Wednesday, April 19, 2006


Quite a few Eponymous bio"graphic"s of leading political figures have been made in India. Prominent and oft-watched among them is the October 2nd premiered "Gandhi", where the protagonist is well portrayed by a slightly portly Ben Kingsley (the "port" being the only critique in an otherwise rather flawless performance by the Kingsley who was originally named Krishna Bhanji).

In Hey Raam, Gandhi is portrayed by yet another leading Indian actor, Naseeruddin Shah whose gift of the gab accentuated that of the veteran political leader of India's national movement. In "Sardar", the role of Patel is offered on a plate to Paresh Rawal, who we rather know for his not-so-raw but refined comic instincts. Rawal plays a Wall Dravid and adapts well to a different wicket, batting for Vallabhbhai as Patel in the movie and does a great job of it.
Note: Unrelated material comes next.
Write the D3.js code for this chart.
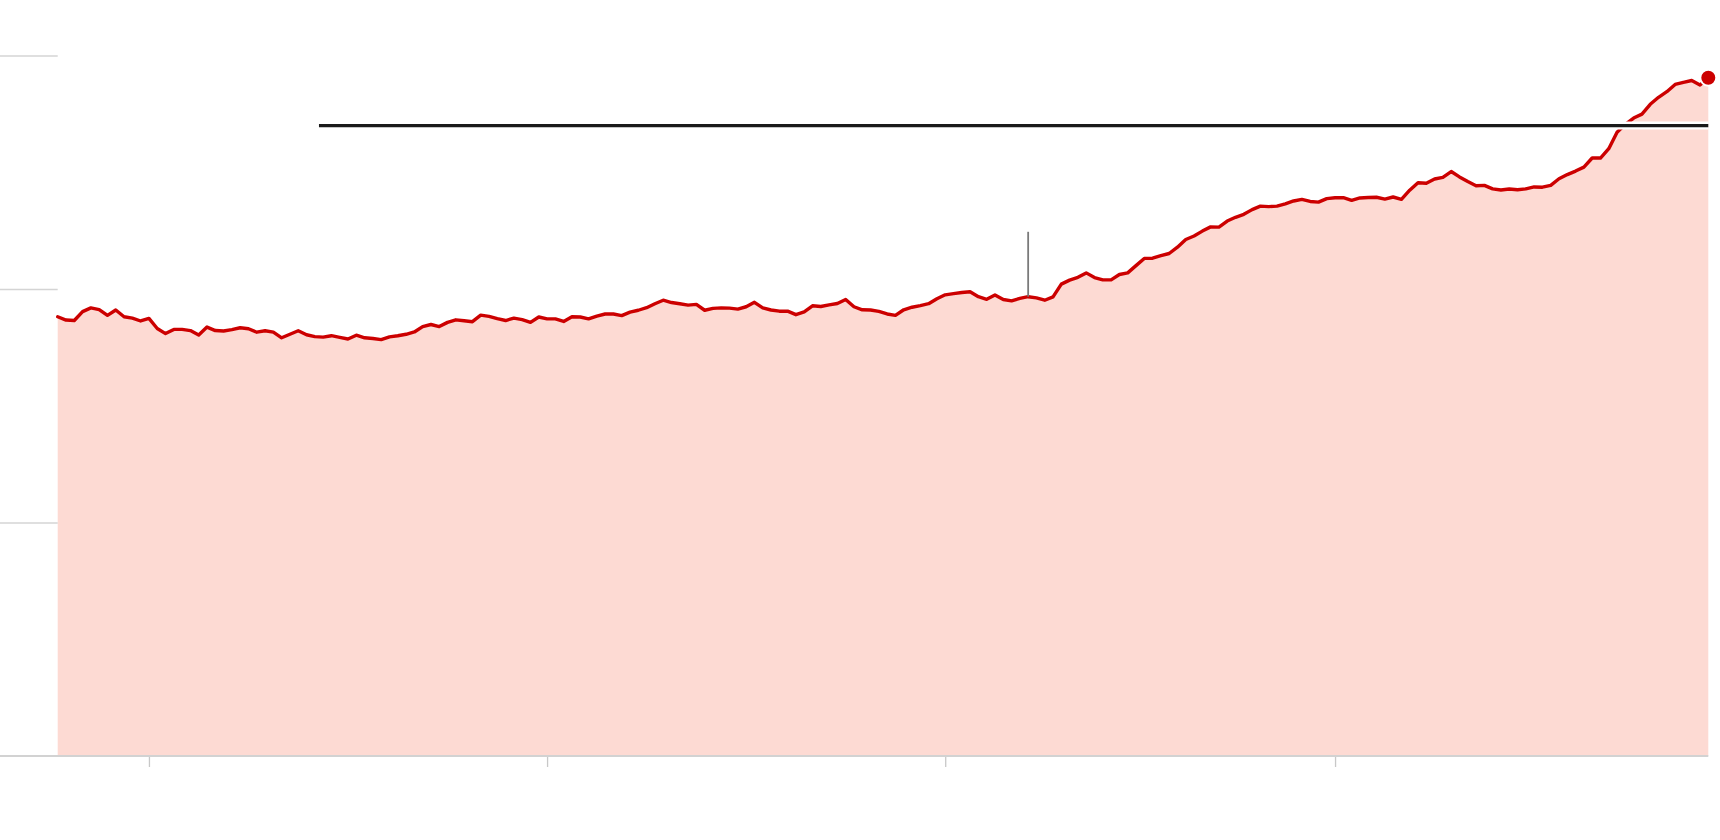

Recently, I was lucky to see Mammooty embedded in the role of Ambedkar in the eponymous movie. An eye-opener for me ( I have resolved to read quite a few original volumes of Ambedkar's work from now on regularly), Mammooty's meaty performance as Ambedkar was equivalent to a 24-Karat one. His facial expressions, his demeanour, his constant frame and weight change during the course of the movie, makes him the perfect fit to constitute the role of framer of India's Constitution. Dr. Ambedkar would have been flattered by the resemblance of Mammooty to himself in this film and also to the near-exact reincarnation of the Mass Conversion scene to Buddhism which was re-enacted by Jabbar Patel for the film.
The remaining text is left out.